Le jour où le soleil s’est levé
Le bruit des combats se faisait chaque jour plus proche de notre camp. Et pour nous, la voix du canon, c’était la voix de l’Espérance.
Notre camp, c’était à Holleischen, village dans les monts Sudètes, entre Prague et Pilsen. Une antenne du camp de Flossenbürg à laquelle nous avait vendues le camp de Ravensbrück, vendues à la pièce comme main-d’œuvre afin de fabriquer des obus de DCA pour l’armée allemande.
Dans cette dernière poche du front, l’armée d’Hitler se battait encore furieusement contre les Alliés, alors qu’en Allemagne et en Pologne les camps de concentration étaient déjà libérés.
Qui nous délivrerait ? Les Américains ? Les Russes ? Nous n’en savions rien. Les uns comme les autres, nous les espérions, nous les attendions, comme on attend le Sauveur.
Mais d’ici au jour béni de leur arrivée, nous avions encore des jours terribles à essayer de vivre. Et l’angoisse montait en même temps que l’espoir. Car les nazis laisseraient-ils derrière eux ce témoignage de leurs atrocités ? Ces fantômes aux yeux éteints ? La rumeur circulait – mais d’où viennent les rumeurs ? – que les bâtiments étaient minés, et que les déportées sauteraient avec eux.
Dans nos instants de froide lucidité, chacune le pensait sans surtout le dire. Mais ceux qui ont vécu de ces situations extrêmes le savent : l’idée d’être exterminé est difficilement assimilable et, dans les moments de désespoir, le « pas nous », « pas moi » devient un écran illusoire, certes, mais un écran entre la vérité et l’acceptation de cette vérité.

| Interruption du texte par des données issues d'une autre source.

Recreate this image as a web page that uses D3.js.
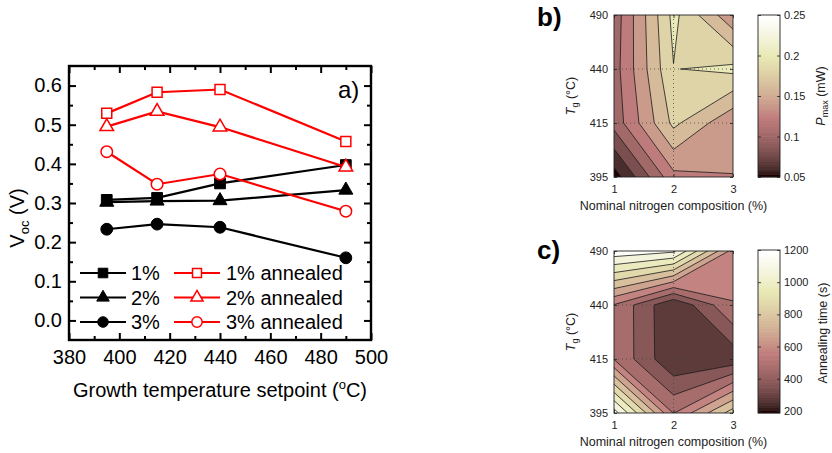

Mais vint le dernier jour, et les illusions tombèrent. Car, à notre stupeur, il n’y eut au matin ni les aboiements coutumiers, ni les vociférations pour le réveil ; il n’y eut pas d’appel, le fameux appel torturant ; pas de départ pour l’usine ; autant que je me souvienne, pas de distribution de nourriture ; pas d’électricité dans le block ; aucun des bruits habituels dans la cour ; et notre porte était fermée à clé. Nous étions enfermées. Aucun moyen de briser la porte avec nos seules mains sans risquer une éventuelle fusillade.
Nous étions abandonnées.
Il fallait absolument éviter la panique. Ce rassemblement d’êtres faméliques, terrifiés, qui comportait une proportion importante de Russes, d’Ukrainiennes, de Polonaises impulsives, déshumanisées par des années de vie concentrationnaire et dont les langues ne nous permettaient pas de communiquer, pouvait devenir n’importe quoi : un terrain de règlements de comptes, une entreprise de suicides, voire de meurtres… C’est terrible, la peur collective, quand la désespérance gagne.
C’est peut-être dans cette journée-là que j’ai été le plus fière de mes compatriotes. Aucune Française n’a perdu ni son sang-froid ni sa dignité. Nous étions tellement solidaires, nous nous sentions tellement responsables les unes des autres.
C’est le lendemain matin que le soleil s’est levé pour nous. Et il n’était ni russe, ni américain : il était polonais. Oui, polonais : des enrôlés de force dans l’armée allemande, déserteurs, qui avaient créé un maquis dans les Sudètes.
Qui les avait prévenus de l’existence de notre camp ? La rumeur – encore la rumeur – a dit qu’une de nos sentinelles l’avait fait. J’ai choisi de le croire, sur le moment, pour pouvoir respecter un soldat allemand.
Mais ils étaient là, ils ont tué le dernier garde, ils ont ouvert nos portes, et ils ont crié : « Vous êtes libres ! » C’était le 5 mai 1945.
Extrait de la Revue de la France Libre, n° 289, 1er trimestre 1995.